I’m going to add my voice to all of the calls to please keep JCD out of this. There is room for interesting and important discussion on these points. Invoking (summoning?) JCD into the discussion is not a productive first step towards reaching any greater understanding of these issues. Nor, especially, is demanding that some of our most thoughtful contributors apologize to JCD over points that they have made in the past that are only indirectly implicated by this discussion–and definitely do not require apologies. JCD leaving this blog was one of the best things to happen to it in recent times; please do not drag him back in.
Is there no spirit of Christian forgiveness among the EphBlog community? Must we be defined by our sins forevermore?
My purpose is not to defend everything that JCD has ever done or said. I disagree with much of it. Some of his statement/actions in the past have been, as the kids say today, “problematic.”
But I believe in redemption, in forgiveness, in the possibility of rebirth for every Eph, no matter the sins of their past. Do you?
And I like to think that that faith has been justified, at least in the case of JCD. Since joining EphBlog as an author a month ago, he has authored 5 posts, each with a direct connection to Williams. Each is a perfect example of what we need more of at EphBlog. I don’t agree with every word, but that is all to the good! And, if you think JCD focuses too much on Williams mentions in the conservative media, then step up and write some posts about Williams mentions from the other side of the media aisle.
David, you need to work on tempering what seems to be an innate desire for controversy.
A majority of the (smart! hard-working!) people in Hopkins Hall would define “controversy” as any negative news story about Williams. Is that your definition? Do you not think that I should write about, say, athletic admissions, Bernard Moore, sexual assault or any of the dozen topics that Williams, as an institution, would rather were never discussed? I hope not!

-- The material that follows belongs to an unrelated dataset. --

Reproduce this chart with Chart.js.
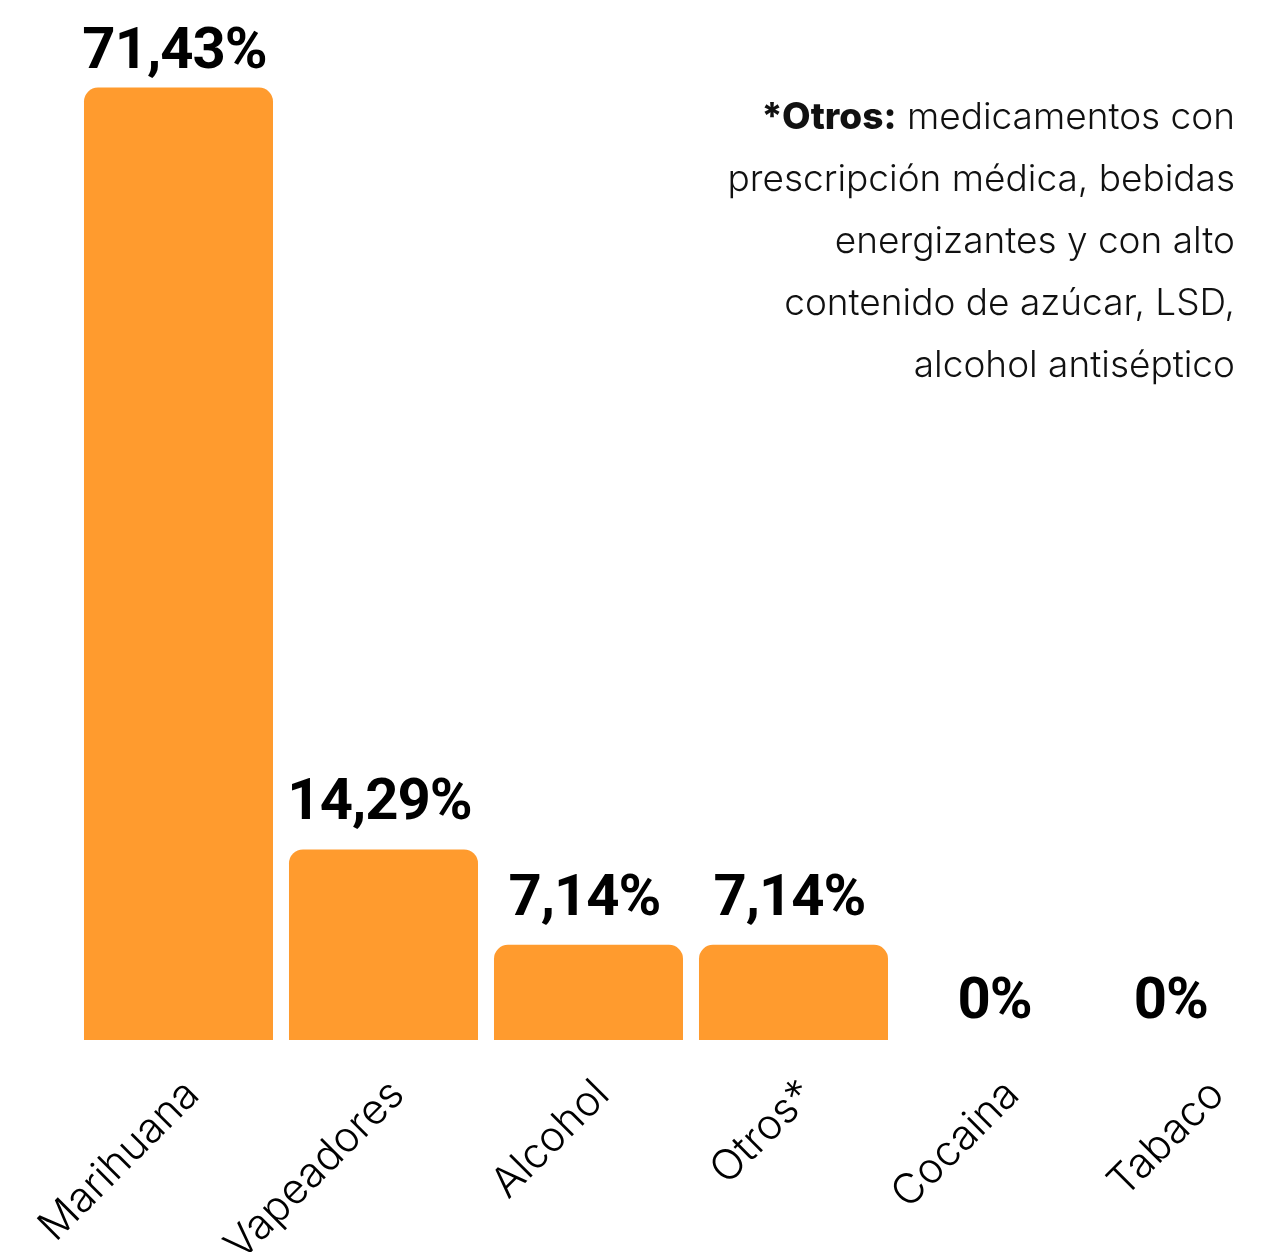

I suspect, however, that you like — or at least don’t object to — my posts on those topics. That sort of “controversy” is fine for you. Indeed, this is one of, perhaps even the main, reason that you read and contribute to EphBlog. Cool!
Instead, what you mean is that my “innate desire for controversy” is fine if I write about controversies you are interested in but less fine if I write about other sorts of controversies. Or am I being unfair?

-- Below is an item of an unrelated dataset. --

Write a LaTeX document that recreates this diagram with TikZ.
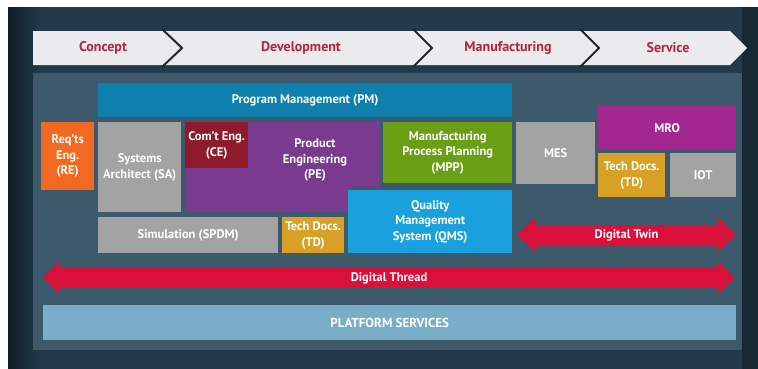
\documentclass[tikz,border=0pt]{standalone}
\usepackage{fontspec}
\setmainfont{PT Sans}
\definecolor{bgdark}{HTML}{233A4A}
\definecolor{bgleft}{HTML}{0F1C25}
\definecolor{panel}{HTML}{3C5A6B}
\definecolor{chevfill}{HTML}{EBEBED}
\definecolor{chevtext}{HTML}{B3243F}
\definecolor{pmblue}{HTML}{0F7FAE}
\definecolor{qmsblue}{HTML}{1AA0DC}
\definecolor{mppgreen}{HTML}{6A9E14}
\definecolor{pepurple}{HTML}{7A3B8F}
\definecolor{cered}{HTML}{8E1A2C}
\definecolor{reorange}{HTML}{F26A22}
\definecolor{boxgray}{HTML}{A3A3A3}
\definecolor{tdgold}{HTML}{D9A026}
\definecolor{mromag}{HTML}{A3278F}
\definecolor{platblue}{HTML}{7AAEC8}
\definecolor{arrowred}{HTML}{D8103A}
\tikzset{
  boxfont/.style={font=\bfseries\fontsize{12.5}{15.5}\selectfont},
  box/.style={fill=#1, text=white, boxfont, align=center, inner sep=0pt, anchor=north west},
  label/.style={text=white, boxfont, align=center, inner sep=0pt},
  phase/.style={text=chevtext, font=\bfseries\fontsize{14}{16}\selectfont, inner sep=0pt},
  chevline/.style={draw=black!85, line width=2pt}
}
\begin{document}
\begin{tikzpicture}[x=1pt,y=-1pt]
\useasboundingbox (0,0) rectangle (758,368);
\fill[white] (0,0) rectangle (758,368);
\fill[bgdark] (8,7) rectangle (760,372);
\fill[left color=bgleft, right color=bgdark] (8,7) rectangle (40,372);
\fill[bgleft, opacity=0.6] (742,7) rectangle (760,372);
\fill[panel] (33,73) rectangle (742,350);
% phase bar
\fill[chevfill] (33,31) -- (730,31) -- (747,48) -- (730,65) -- (33,65) -- cycle;
\draw[chevline] (162,29) -- (182,48) -- (162,67);
\draw[chevline] (413,29) -- (432,48) -- (413,67);
\draw[chevline] (580,29) -- (599,48) -- (580,67);
\node[phase] (concept) at (103,48) {Concept};
\node[phase] (development) at (301,48) {Development};
\node[phase] (manufacturing) at (508,48) {Manufacturing};
\node[phase] (service) at (668,48) {Service};
% boxes
\node[box=pmblue, minimum width=414pt, minimum height=34pt] (pm) at (98,83) {Program Management (PM)};
\node[box=reorange, minimum width=53pt, minimum height=68pt] (re) at (41,122) {Req'ts\\Eng.\\(RE)};
\node[box=boxgray, minimum width=83pt, minimum height=90pt] (sa) at (98,122) {Systems\\Architect (SA)};
\fill[pepurple] (248,122) -- (380,122) -- (380,187) -- (348,187) -- (348,212) -- (185,212) -- (185,168) -- (248,168) -- cycle;
\node[box=cered, minimum width=63pt, minimum height=46pt] (ce) at (185,122) {Com't Eng.\\(CE)};
\node[label] (pe) at (315,160) {Product\\Engineering\\(PE)};
\node[box=mppgreen, minimum width=129pt, minimum height=61pt] (mpp) at (383,122) {Manufacturing\\Process Planning\\(MPP)};
\node[box=qmsblue, minimum width=164pt, minimum height=63pt] (qms) at (348,190) {Quality\\Management\\System (QMS)};
\node[box=boxgray, minimum width=180pt, minimum height=36pt] (sim) at (98,217) {Simulation (SPDM)};
\node[box=tdgold, minimum width=62pt, minimum height=36pt] (tda) at (282,217) {Tech Docs.\\(TD)};
\node[box=boxgray, minimum width=79pt, minimum height=62pt] (mes) at (516,122) {MES};
\node[box=mromag, minimum width=138pt, minimum height=43pt] (mro) at (598,106) {MRO};
\node[box=tdgold, minimum width=67pt, minimum height=44pt] (tdb) at (598,153) {Tech Docs.\\(TD)};
\node[box=boxgray, minimum width=66pt, minimum height=44pt] (iot) at (670,153) {IOT};
% arrows
\fill[arrowred] (517,235) -- (535,218) -- (535,225) -- (718,225) -- (718,218) -- (736,235)
  -- (718,252) -- (718,246) -- (535,246) -- (535,252) -- cycle;
\node[label] (twin) at (626.5,235.5) {Digital Twin};
\fill[arrowred] (43,277.5) -- (60,261) -- (60,268) -- (718,268) -- (718,261) -- (735,277.5)
  -- (718,294) -- (718,287) -- (60,287) -- (60,294) -- cycle;
\node[label] (thread) at (389,278) {Digital Thread};
% platform
\node[box=platblue, minimum width=693pt, minimum height=35pt, font=\bfseries\fontsize{13}{15}\selectfont] (platform) at (43,305) {PLATFORM SERVICES};
\end{tikzpicture}
\end{document}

You have a good nose for Williams-related issues and, combined with your focus on and commitment to the College, you can make a real contribution to the college community. Ephblog often comes close to being a really wonderful resource for both Williams alums and those interested in the college more generally (like PTC).

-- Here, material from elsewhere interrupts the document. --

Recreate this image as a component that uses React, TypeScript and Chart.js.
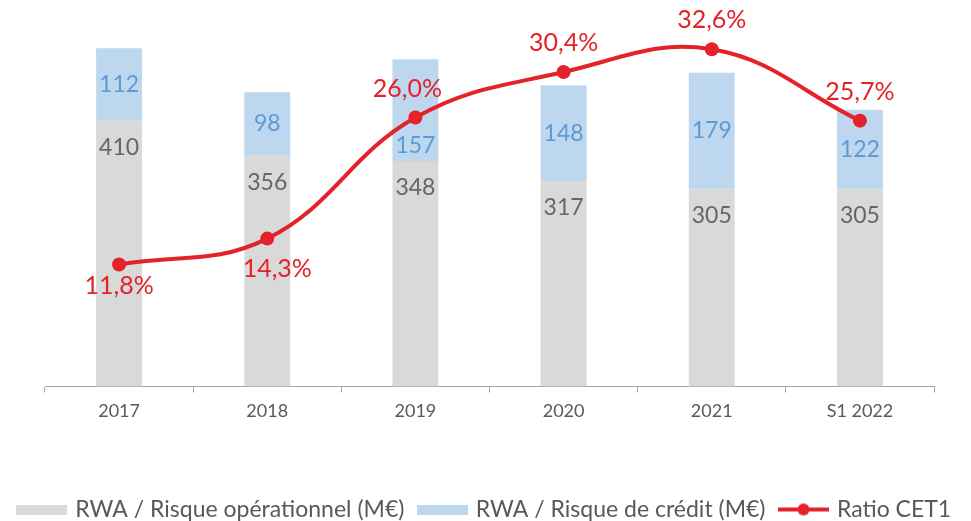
import React, { useEffect, useRef } from "react";
import { Chart, registerables } from "chart.js";

Chart.register(...registerables);

const categories = ["2017", "2018", "2019", "2020", "2021", "S1 2022"];
const operational = [410, 356, 348, 317, 305, 305];
const credit = [112, 98, 157, 148, 179, 122];
const cet1 = [11.8, 14.3, 26.0, 30.4, 32.6, 25.7];

const GRAY = "#D9D9D9";
const BLUE = "#BDD7EE";
const RED = "#E3222A";
const FONT = "Lato, 'Open Sans', sans-serif";

function makeBox(color: string) {
  const c = document.createElement("canvas");
  c.width = 51;
  c.height = 10;
  const ctx = c.getContext("2d")!;
  ctx.fillStyle = color;
  ctx.fillRect(0, 0, 51, 10);
  return c;
}

function makeLine() {
  const c = document.createElement("canvas");
  c.width = 51;
  c.height = 14;
  const ctx = c.getContext("2d")!;
  ctx.strokeStyle = RED;
  ctx.lineWidth = 4;
  ctx.beginPath();
  ctx.moveTo(0, 7);
  ctx.lineTo(51, 7);
  ctx.stroke();
  ctx.fillStyle = RED;
  ctx.beginPath();
  ctx.arc(25.5, 7, 6, 0, Math.PI * 2);
  ctx.fill();
  return c;
}

const labelPlugin = {
  id: "valueLabels",
  afterDatasetsDraw(chart: any) {
    const ctx = chart.ctx;
    ctx.save();
    ctx.textAlign = "center";
    ctx.textBaseline = "middle";
    ctx.font = `23px ${FONT}`;
    const m0 = chart.getDatasetMeta(0);
    m0.data.forEach((bar: any, i: number) => {
      ctx.fillStyle = "#666666";
      ctx.fillText(String(operational[i]), bar.x, bar.y + 27);
    });
    const m1 = chart.getDatasetMeta(1);
    m1.data.forEach((bar: any, i: number) => {
      ctx.fillStyle = "#5B9BD5";
      let y = (bar.y + bar.base) / 2;
      if (i === 2) y = bar.base - 15;
      ctx.fillText(String(credit[i]), bar.x, y);
    });
    ctx.font = `25px ${FONT}`;
    const m2 = chart.getDatasetMeta(2);
    m2.data.forEach((pt: any, i: number) => {
      ctx.fillStyle = RED;
      const txt = cet1[i].toFixed(1).replace(".", ",") + "%";
      let y = pt.y - 29;
      let x = pt.x;
      if (i === 0) y = pt.y + 21;
      if (i === 1) {
        y = pt.y + 30;
        x = pt.x + 10;
      }
      if (i === 2) x = pt.x - 8;
      ctx.fillText(txt, x, y);
    });
    ctx.restore();
  },
};

export default function App() {
  const ref = useRef<HTMLCanvasElement | null>(null);
  useEffect(() => {
    if (!ref.current) return;
    const grayImg = makeBox(GRAY);
    const blueImg = makeBox(BLUE);
    const lineImg = makeLine();
    const chart = new Chart(ref.current, {
      type: "bar",
      data: {
        labels: categories,
        datasets: [
          {
            type: "bar",
            label: "RWA / Risque opérationnel (M€)",
            data: operational,
            backgroundColor: GRAY,
            yAxisID: "y",
            stack: "s",
            order: 2,
            barPercentage: 0.31,
            categoryPercentage: 1,
          },
          {
            type: "bar",
            label: "RWA / Risque de crédit (M€)",
            data: credit,
            backgroundColor: BLUE,
            yAxisID: "y",
            stack: "s",
            order: 2,
            barPercentage: 0.31,
            categoryPercentage: 1,
          },
          {
            type: "line",
            label: "Ratio CET1",
            data: cet1,
            borderColor: RED,
            backgroundColor: RED,
            borderWidth: 4,
            pointRadius: 7,
            pointHoverRadius: 7,
            pointBackgroundColor: RED,
            pointBorderWidth: 0,
            tension: 0.4,
            yAxisID: "y1",
            order: 0,
          } as any,
        ],
      },
      options: {
        animation: false,
        responsive: true,
        maintainAspectRatio: false,
        layout: { padding: { top: 10, left: 0, right: 0, bottom: -10 } },
        scales: {
          x: {
            stacked: true,
            offset: true,
            grid: {
              display: true,
              drawOnChartArea: false,
              drawTicks: true,
              tickLength: 6,
              color: "#A6A6A6",
              offset: true,
            },
            border: { display: true, color: "#A6A6A6", width: 1 },
            ticks: {
              color: "#595959",
              font: { family: FONT, size: 18 },
              padding: 8,
            },
            afterFit: (s: any) => {
              s.height = 95.5;
            },
          },
          y: {
            stacked: true,
            display: true,
            min: 0,
            max: 581,
            ticks: { display: false },
            grid: { display: false },
            border: { display: false },
            afterFit: (s: any) => {
              s.width = 45;
            },
          },
          y1: {
            display: true,
            min: 0,
            max: 36.4,
            position: "right",
            ticks: { display: false },
            grid: { display: false },
            border: { display: false },
            afterFit: (s: any) => {
              s.width = 37;
            },
          },
        },
        plugins: {
          legend: {
            position: "bottom",
            labels: {
              usePointStyle: true,
              pointStyleWidth: 44,
              boxHeight: 10,
              color: "#595959",
              font: { family: FONT, size: 23 },
              padding: 16,
              generateLabels: (ch: any) => {
                const imgs = [grayImg, blueImg, lineImg];
                return ch.data.datasets.map((ds: any, i: number) => ({
                  text: ds.label,
                  fillStyle: ds.backgroundColor,
                  strokeStyle: ds.backgroundColor,
                  lineWidth: 0,
                  pointStyle: imgs[i],
                  datasetIndex: i,
                  hidden: false,
                  fontColor: "#595959",
                }));
              },
            },
          },
          tooltip: { enabled: false },
        },
      },
      plugins: [labelPlugin],
    });
    return () => chart.destroy();
  }, []);
  return (
    <div style={{ position: "absolute", left: 0, top: 0, width: 971, height: 521 }}>
      <canvas ref={ref} />
    </div>
  );
}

“Comes close?” Compared to what? Your Platonic ideal of the perfect college blog? Does any such creature exist in this fallen world?
EphBlog is the best college blog in the world. (If you disagree, suggest one that is better.)
But you continually shoot yourself in the foot by taking things just one step too far or by making points inflammatory that really shouldn’t be.
One Eph’s “inflammatory” is another Eph’s “punchy writing.”
This is a good example of this. You’ve done a nice job finding Professor Maroja’s blog and tying it into a broader discussion that is happening at Williams–one that has national relevance. And you’ve done a good job in recognizing that there are nuances to these issues that those on all sides of this gloss over–including Professor Maroja specifically.
Thanks! Compliments from discerning readers are always appreciated.
But you really stumble with your entirely unnecessary bit re JCD.
Perhaps. Mistakes will be made. Feedback is always welcome.
Ephblog could be a forum for intelligent like-minded individuals with an important shared connection to consider many important issues.
“Could be?” Again, compared to what? There is no more intelligent forum (devoted to a single institution of higher education) in the world. (Contrary pointers welcome.) Even something as excellent as Dartblog in its heyday never allowed comments.
Ephblog is at its worst when it devolves into trolling and troll-baiting.
Again, I have been yelled at (not an exaggeration!) by a trustee (in public!) about my posts on athletic admissions. He viewed any discussion of admissions advantages for athletes as “trolling,” although, back in 2007, I am sure he would have used different terminology.
I’d like to think that we, as a community of Williams alums, are better than that–but I’m not sure we always are. As the de facto (official?) leader of Ephblog, you can and should and do play a big role in setting the tone for these discussions. You do so many things so well in this regard, it’s infuriating when you just can’t resist adding some poke or snark at the end. So often the result is to derail what otherwise might be a thoughtful discussion of an important issue.
Point taken! I will aim to do better in the future. Happy New Year!